Introduction
The Economic Survey 2025–26 identifies geopolitical fragmentation as a major external risk to India’s growth. Simultaneously, South Asia has become the principal arena of US-China strategic competition, challenging India’s traditional regional primacy.

How US-China rivalry impacts India’s regional primacy
- Erosion of India’s Traditional Sphere of Influence: China’s BRI and String of Pearls have institutionalised long-term strategic presence. Simultaneously, the US is expanding defence, maritime and digital partnerships with Bangladesh, Sri Lanka and Maldives. Neighbourhood is becoming multi-aligned rather than India-centric. Example: Hambantota Port, CPEC.
- Strategic hedging by neighbouring states: Smaller states increasingly leverage competition between India, China and the US to maximise economic and political gains. Reduces India’s bargaining power and monopoly over regional public goods. Example: Maldives’ balancing diplomacy.
- Maritime security challenges: Chinese naval deployments, dual-use ports and surveillance facilities challenge India’s dominance in the Indian Ocean. Increased US naval presence further internationalises India’s maritime neighbourhood. Example: Djibouti base; Colombo Port City.
- Economic competition: China finances large infrastructure projects while the US promotes alternative supply-chain and connectivity initiatives. India faces pressure to compete in infrastructure delivery rather than diplomatic goodwill. Example: BRI vs IMEC.
- Strategic relevance of Pakistan: China continues deep investments through CPEC. The US maintains engagement owing to counterterrorism and West Asian considerations. Pakistan remains strategically valuable despite internal instability. Example: Gwadar Port.
- Technological competition: Digital infrastructure, AI, cybersecurity and telecom have become new arenas of influence. Competition extends beyond military power into standards and digital governance. Example: Undersea cable projects.
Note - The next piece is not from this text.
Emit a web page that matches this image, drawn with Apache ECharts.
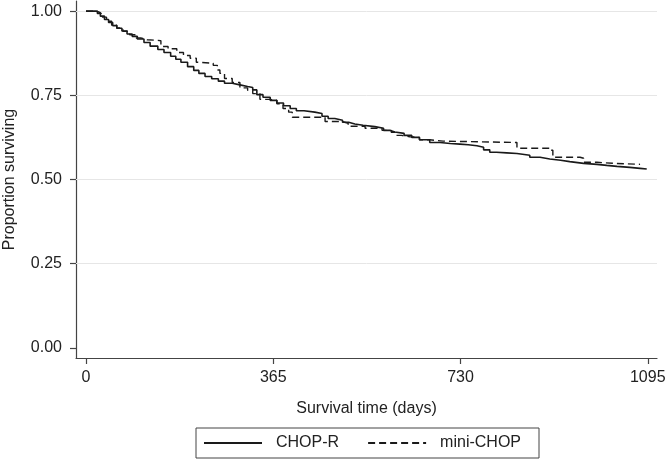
<!DOCTYPE html>
<html>
<head>
<meta charset="utf-8">
<script src="https://cdn.jsdelivr.net/npm/echarts@6/dist/echarts.min.js"></script>
<style>html,body{margin:0;padding:0;background:#fff;}#c{width:665px;height:461px;}</style>
</head>
<body>
<div id="c"></div>
<script>
const seriesNames = ['CHOP-R', 'mini-CHOP'];
const xTicks = [0, 365, 730, 1095];
const yTicks = [0, 0.25, 0.5, 0.75, 1.0];
const gridValues = [0.25, 0.5, 0.75, 1.0];

const daysChopR = [0,15,20,28,36,44,52,60,70,80,90,100,113,125,140,152,165,175,185,198,210,220,232,245,258,270,285,300,315,325,333,345,359,372,385,398,410,425,446,460,472,485,500,512,524,540,563,580,592,602,620,635,650,670,690,710,729,745,762,775,787,800,820,840,865,885,904,925,943,970,996,1015,1035,1060,1080,1093];
const survChopR = [1.000,1.000,0.995,0.985,0.975,0.966,0.957,0.949,0.941,0.932,0.925,0.917,0.907,0.896,0.886,0.877,0.866,0.857,0.848,0.835,0.824,0.815,0.806,0.799,0.792,0.786,0.781,0.776,0.773,0.766,0.752,0.744,0.735,0.727,0.719,0.711,0.704,0.700,0.696,0.688,0.681,0.676,0.670,0.665,0.661,0.657,0.652,0.646,0.641,0.637,0.631,0.625,0.618,0.610,0.607,0.605,0.603,0.600,0.596,0.588,0.581,0.579,0.577,0.572,0.566,0.561,0.557,0.553,0.548,0.545,0.542,0.539,0.536,0.533,0.531,0.529];

const daysMini = [0,15,22,30,40,50,60,72,85,98,108,119,140,146,160,177,190,203,215,222,248,256,261,270,285,300,315,325,339,359,372,384,395,402,460,466,499,511,544,577,595,602,615,631,650,670,696,832,840,898,904,910,963,970,996,1030,1080];
const survMini = [1.000,1.000,0.993,0.982,0.970,0.958,0.950,0.940,0.930,0.920,0.915,0.913,0.912,0.895,0.888,0.877,0.868,0.860,0.848,0.845,0.839,0.825,0.815,0.800,0.788,0.772,0.765,0.755,0.738,0.735,0.725,0.711,0.700,0.685,0.685,0.672,0.667,0.658,0.652,0.646,0.640,0.631,0.627,0.625,0.618,0.614,0.610,0.610,0.593,0.593,0.587,0.566,0.563,0.551,0.548,0.545,0.545];

const pairs = (xs, ys) => xs.map((x, i) => [x, ys[i]]);
const font = 'Liberation Sans, Arial, Helvetica, sans-serif';
const chart = echarts.init(document.getElementById('c'), null, {renderer: 'canvas'});
chart.setOption({
  animation: false,
  backgroundColor: '#fff',
  grid: {left: 76, right: 8, top: 1, bottom: 103, containLabel: false, outerBoundsMode: 'none'},
  xAxis: {
    type: 'value', min: -19.5, max: 1113,
    name: 'Survival time (days)', nameLocation: 'middle', nameGap: 43,
    nameTextStyle: {fontFamily: font, fontSize: 16, color: '#222'},
    axisLine: {show: true, onZero: false, lineStyle: {color: '#444', width: 1.2}},
    axisTick: {show: true, length: 6, customValues: xTicks, lineStyle: {color: '#444', width: 1.2}},
    axisLabel: {customValues: xTicks, margin: 12, fontFamily: font, fontSize: 16, color: '#222',
      formatter: v => String(v)},
    splitLine: {show: false}
  },
  yAxis: {
    type: 'value', min: -0.03, max: 1.03,
    name: 'Proportion surviving', nameLocation: 'middle', nameGap: 58,
    nameTextStyle: {fontFamily: font, fontSize: 16, color: '#222'},
    axisLine: {show: true, onZero: false, lineStyle: {color: '#444', width: 1.2}},
    axisTick: {show: true, length: 6, customValues: yTicks, lineStyle: {color: '#444', width: 1.2}},
    axisLabel: {customValues: yTicks, margin: 14, fontFamily: font, fontSize: 16, color: '#222',
      formatter: v => v.toFixed(2)},
    splitLine: {show: false}
  },
  legend: {
    left: 196, top: 428,
    padding: [7, 18, 7, 7],
    borderColor: '#444', borderWidth: 1,
    itemWidth: 58, itemHeight: 16, itemGap: 28,
    itemStyle: {color: 'rgba(0,0,0,0)', borderWidth: 0, opacity: 0},
    textStyle: {fontFamily: font, fontSize: 16, color: '#222', padding: [0, 0, 0, 9]},
    data: seriesNames
  },
  series: [
    {
      name: seriesNames[0], type: 'line', step: 'end', symbol: 'none',
      data: pairs(daysChopR, survChopR),
      lineStyle: {color: '#1a1a1a', width: 1.6, type: 'solid'},
      itemStyle: {color: '#1a1a1a'},
      z: 3,
      markLine: {
        silent: true, symbol: 'none', label: {show: false},
        lineStyle: {color: '#e6e6e6', width: 1, type: 'solid'},
        data: gridValues.map(v => ({yAxis: v})),
        z: 1
      }
    },
    {
      name: seriesNames[1], type: 'line', step: 'end', symbol: 'none',
      data: pairs(daysMini, survMini),
      lineStyle: {color: '#1a1a1a', width: 1.4, type: [7, 4]},
      itemStyle: {color: '#1a1a1a'},
      z: 2
    }
  ]
});
</script>
</body>
</html>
Why a transactional diplomatic approach is viable
- Strengthens Strategic Autonomy: India evaluates partnerships issue-by-issue rather than bloc politics. Consistent with India’s tradition of multi-alignment. Example: Russia oil imports.
- Maximises technology gains: Cooperate with the US on emerging technologies while retaining independent foreign policy. Example: iCET, semiconductor cooperation.
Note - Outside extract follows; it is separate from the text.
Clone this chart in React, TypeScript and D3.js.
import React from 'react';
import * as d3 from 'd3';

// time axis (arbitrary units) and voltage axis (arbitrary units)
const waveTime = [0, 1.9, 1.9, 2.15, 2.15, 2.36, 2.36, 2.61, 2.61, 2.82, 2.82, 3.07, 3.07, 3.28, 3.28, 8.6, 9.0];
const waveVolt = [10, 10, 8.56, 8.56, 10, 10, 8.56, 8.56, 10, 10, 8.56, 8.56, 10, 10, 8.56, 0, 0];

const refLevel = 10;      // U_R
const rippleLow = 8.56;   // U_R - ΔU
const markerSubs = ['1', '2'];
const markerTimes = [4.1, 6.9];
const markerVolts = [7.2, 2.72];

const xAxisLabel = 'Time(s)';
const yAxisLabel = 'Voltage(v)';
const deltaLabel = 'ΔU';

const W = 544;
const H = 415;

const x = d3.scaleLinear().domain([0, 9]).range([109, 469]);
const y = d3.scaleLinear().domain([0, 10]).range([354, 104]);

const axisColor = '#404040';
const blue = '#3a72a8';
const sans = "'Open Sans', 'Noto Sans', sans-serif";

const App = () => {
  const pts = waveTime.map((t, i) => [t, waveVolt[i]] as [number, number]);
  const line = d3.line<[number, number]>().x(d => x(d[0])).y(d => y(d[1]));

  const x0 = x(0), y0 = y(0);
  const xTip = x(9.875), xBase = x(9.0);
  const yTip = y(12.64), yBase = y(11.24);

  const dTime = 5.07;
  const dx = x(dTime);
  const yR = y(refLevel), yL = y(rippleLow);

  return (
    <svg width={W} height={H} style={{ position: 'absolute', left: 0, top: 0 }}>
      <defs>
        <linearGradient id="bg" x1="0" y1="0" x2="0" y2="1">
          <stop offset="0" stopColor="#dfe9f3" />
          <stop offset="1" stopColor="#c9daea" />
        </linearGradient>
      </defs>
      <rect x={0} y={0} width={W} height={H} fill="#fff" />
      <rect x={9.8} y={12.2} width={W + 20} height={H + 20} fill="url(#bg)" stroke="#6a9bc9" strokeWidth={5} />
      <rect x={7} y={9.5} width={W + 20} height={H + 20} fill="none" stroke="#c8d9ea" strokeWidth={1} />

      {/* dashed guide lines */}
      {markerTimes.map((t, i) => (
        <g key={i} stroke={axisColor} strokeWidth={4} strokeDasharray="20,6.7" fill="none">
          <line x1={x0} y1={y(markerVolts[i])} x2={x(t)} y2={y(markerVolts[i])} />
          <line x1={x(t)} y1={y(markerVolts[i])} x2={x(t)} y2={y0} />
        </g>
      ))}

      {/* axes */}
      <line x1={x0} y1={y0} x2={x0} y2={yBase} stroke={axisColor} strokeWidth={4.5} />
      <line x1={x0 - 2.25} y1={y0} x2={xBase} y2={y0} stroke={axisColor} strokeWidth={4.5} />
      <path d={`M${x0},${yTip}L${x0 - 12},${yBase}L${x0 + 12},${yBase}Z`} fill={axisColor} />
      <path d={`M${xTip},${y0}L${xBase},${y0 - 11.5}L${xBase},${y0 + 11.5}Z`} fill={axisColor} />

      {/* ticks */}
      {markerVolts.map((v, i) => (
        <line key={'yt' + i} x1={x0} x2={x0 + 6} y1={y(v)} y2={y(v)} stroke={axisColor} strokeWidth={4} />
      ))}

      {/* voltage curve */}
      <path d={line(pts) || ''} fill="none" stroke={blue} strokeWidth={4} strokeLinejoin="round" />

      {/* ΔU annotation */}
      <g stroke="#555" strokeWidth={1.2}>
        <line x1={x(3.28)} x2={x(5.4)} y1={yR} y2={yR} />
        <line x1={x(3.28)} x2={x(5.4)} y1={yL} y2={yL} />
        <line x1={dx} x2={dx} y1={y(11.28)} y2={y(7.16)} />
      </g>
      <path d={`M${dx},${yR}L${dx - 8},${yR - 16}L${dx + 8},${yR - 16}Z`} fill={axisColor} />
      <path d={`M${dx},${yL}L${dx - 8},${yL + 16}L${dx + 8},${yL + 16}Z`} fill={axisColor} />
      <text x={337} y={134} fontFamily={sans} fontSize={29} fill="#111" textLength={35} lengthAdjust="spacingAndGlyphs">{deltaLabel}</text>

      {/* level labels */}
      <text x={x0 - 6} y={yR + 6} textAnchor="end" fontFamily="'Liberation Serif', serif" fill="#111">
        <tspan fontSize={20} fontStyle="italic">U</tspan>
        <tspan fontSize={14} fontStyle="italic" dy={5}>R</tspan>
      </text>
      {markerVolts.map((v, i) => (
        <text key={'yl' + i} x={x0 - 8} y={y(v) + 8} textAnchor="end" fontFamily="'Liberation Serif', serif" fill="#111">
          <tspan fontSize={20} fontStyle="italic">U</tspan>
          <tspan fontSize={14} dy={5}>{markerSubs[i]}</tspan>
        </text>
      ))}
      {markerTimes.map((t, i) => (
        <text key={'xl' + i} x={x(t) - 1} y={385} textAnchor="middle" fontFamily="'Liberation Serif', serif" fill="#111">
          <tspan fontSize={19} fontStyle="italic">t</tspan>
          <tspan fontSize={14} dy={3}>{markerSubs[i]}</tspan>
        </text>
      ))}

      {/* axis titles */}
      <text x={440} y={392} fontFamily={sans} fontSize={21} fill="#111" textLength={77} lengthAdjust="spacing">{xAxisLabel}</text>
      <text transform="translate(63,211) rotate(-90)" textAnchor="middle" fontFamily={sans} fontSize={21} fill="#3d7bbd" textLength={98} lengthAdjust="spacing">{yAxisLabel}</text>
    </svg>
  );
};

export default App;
- Functional engagement with China: Border disputes should not eliminate dialogue on climate, BRICS, SCO and trade. Reduces escalation risks while preserving national interests. Example: BRICS cooperation.
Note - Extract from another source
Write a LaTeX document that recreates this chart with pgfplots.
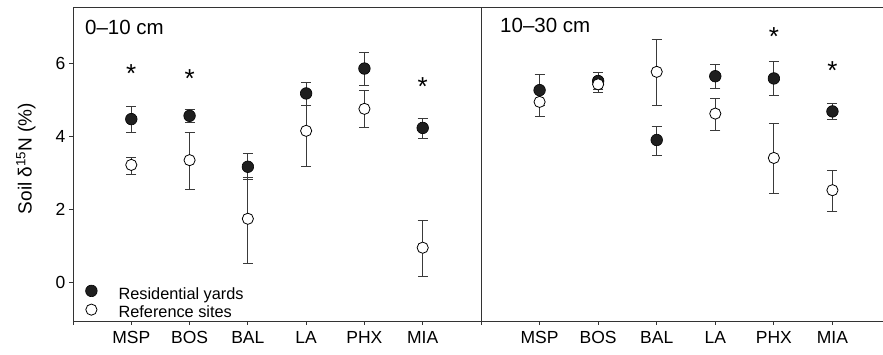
\documentclass[border=0pt]{standalone}
\usepackage{fontspec}
\setmainfont{Liberation Sans}
\usepackage{pgfplots}
\usepackage{pgfplotstable}
\pgfplotsset{compat=1.18}
\definecolor{frame}{HTML}{333333}
\definecolor{ebar}{HTML}{3A3A3A}

% x y ep em  (ep = upper error, em = lower error)
\pgfplotstableread{
x y ep em
1 4.47 0.34 0.37
2 4.56 0.16 0.19
3 3.17 0.35 0.36
4 5.17 0.30 0.34
5 5.85 0.44 0.47
6 4.23 0.26 0.28
}\lres
\pgfplotstableread{
x y ep em
1 3.22 0.21 0.26
2 3.35 0.75 0.81
3 1.75 1.13 1.23
4 4.15 0.68 0.98
5 4.75 0.49 0.52
6 0.96 0.74 0.79
}\lref
\pgfplotstableread{
x y ep em
1 5.26 0.42 0.42
2 5.51 0.24 0.24
3 3.90 0.36 0.41
4 5.64 0.31 0.34
5 5.58 0.46 0.47
6 4.68 0.22 0.23
}\rres
\pgfplotstableread{
x y ep em
1 4.94 0.38 0.40
2 5.42 0.20 0.21
3 5.76 0.88 0.91
4 4.62 0.41 0.46
5 3.41 0.93 0.96
6 2.53 0.54 0.59
}\rref

\pgfplotsset{
  panel/.style={
    scale only axis, height=314pt, ymin=-1.04, ymax=7.53, xmin=0,
    xtick={0,...,6}, xticklabels={,MSP,BOS,BAL,LA,PHX,MIA},
    xtick pos=bottom, tick align=outside, major tick length=4pt,
    axis line style={frame, line width=0.9pt},
    tick style={frame, line width=0.9pt},
    ticklabel style={font=\fontsize{17.5}{20}\selectfont},
    xticklabel style={yshift=-3pt},
    /pgf/number format/assume math mode=true,
    clip=false,
  },
  res/.style={only marks, mark=*, mark size=5.8pt,
    mark options={fill=black!88, draw=black, line width=0.6pt},
    error bars/.cd, y dir=both, y explicit,
    error bar style={ebar, line width=0.9pt},
    error mark options={ebar, line width=0.9pt, mark size=5pt, rotate=90}},
  ref/.style={only marks, mark=*, mark size=5.6pt,
    mark options={fill=white, draw=black, line width=0.8pt},
    error bars/.cd, y dir=both, y explicit,
    error bar style={ebar, line width=0.9pt},
    error mark options={ebar, line width=0.9pt, mark size=5pt, rotate=90}},
}

\begin{document}
\begin{tikzpicture}
\useasboundingbox (0pt,0pt) rectangle (883pt,355pt);
\begin{axis}[panel, at={(73pt,34pt)}, anchor=south west, width=408pt, xmax=7,
  ytick={0,2,4,6}, ytick pos=left,
  ylabel={Soil δ\textsuperscript{15}N (\%)},
  every axis y label/.style={at={(rel axis cs:-0.1152,0.5175)}, rotate=90, anchor=center,
    font=\fontsize{19}{22}\selectfont},
  legend style={draw=none, fill=none, at={(rel axis cs:0,0)}, anchor=south west,
    xshift=12pt, yshift=1.5pt, inner sep=0pt, row sep=3.5pt,
    font=\fontsize{16.3}{18}\selectfont,
    nodes={inner ysep=0pt}},
  legend cell align=left,
  legend image code/.code={\path (-6pt,0pt) (25pt,0pt); \draw[#1] plot coordinates {(0pt,0.3em)};},
]
\addplot[res] table[x=x, y=y, y error plus=ep, y error minus=em] {\lres};
\addlegendentry{Residential yards}
\addplot[ref] table[x=x, y=y, y error plus=ep, y error minus=em] {\lref};
\addlegendentry{Reference sites}
\node[anchor=north west, inner sep=0pt, font=\fontsize{20.5}{24}\selectfont]
  at ([xshift=12pt,yshift=-13pt]rel axis cs:0,1) {0–10 cm};
\node[anchor=north, inner sep=0pt, font=\fontsize{26}{26}\selectfont] at ([yshift=4.5pt]axis cs:1,5.84) {*};
\node[anchor=north, inner sep=0pt, font=\fontsize{26}{26}\selectfont] at ([yshift=4.5pt]axis cs:2,5.70) {*};
\node[anchor=north, inner sep=0pt, font=\fontsize{26}{26}\selectfont] at ([yshift=4.5pt]axis cs:6,5.49) {*};
\end{axis}
\begin{axis}[panel, at={(481pt,34pt)}, anchor=south west, width=410pt, xmax=7,
  ytick=\empty]
\addplot[res] table[x=x, y=y, y error plus=ep, y error minus=em] {\rres};
\addplot[ref] table[x=x, y=y, y error plus=ep, y error minus=em] {\rref};
\node[anchor=north west, inner sep=0pt, font=\fontsize{20.5}{24}\selectfont]
  at ([xshift=19pt,yshift=-11pt]rel axis cs:0,1) {10–30 cm};
\node[anchor=north, inner sep=0pt, font=\fontsize{26}{26}\selectfont] at ([yshift=4.5pt]axis cs:5,6.84) {*};
\node[anchor=north, inner sep=0pt, font=\fontsize{26}{26}\selectfont] at ([yshift=4.5pt]axis cs:6,5.92) {*};
\end{axis}
\end{tikzpicture}
\end{document}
- Prevents overdependence: Avoids excessive reliance on either Washington or Beijing. Enhances diplomatic flexibility amid changing global alignments. Example: G20 diplomacy.
- Supports neighbourhood-first policy: India can offer demand-driven development instead of debt-driven projects. Focus on Digital Public Infrastructure, healthcare, energy connectivity and capacity building. Example: UPI linkage with Nepal.
Limitations of a purely transactional approach
- Trust deficit may reduce long-term strategic partnerships.
- China’s structural economic leverage cannot be countered solely through diplomacy.
- US expectations on technology, sanctions and defence interoperability may constrain policy space.
- Neighbouring countries may continue balancing multiple powers irrespective of India’s approach.
Way Forward
- Accelerate delivery under Neighbourhood First, SAGAR and MAHASAGAR initiatives.
- Strengthen BIMSTEC, Colombo Security Conclave and IORA instead of relying on SAARC.
- Expand cross-border energy grids, digital payments, rail connectivity and disaster-resilient infrastructure.
- Build domestic strength in manufacturing, semiconductors, AI and defence under Atmanirbhar Bharat.
- Institutionalise regular political engagement with neighbourhood governments through development partnerships.
Conclusion
Strategic autonomy rests on national capability, not alignment. India must combine regional delivery, economic strength and calibrated diplomacy to remain South Asia’s indispensable stabilising power.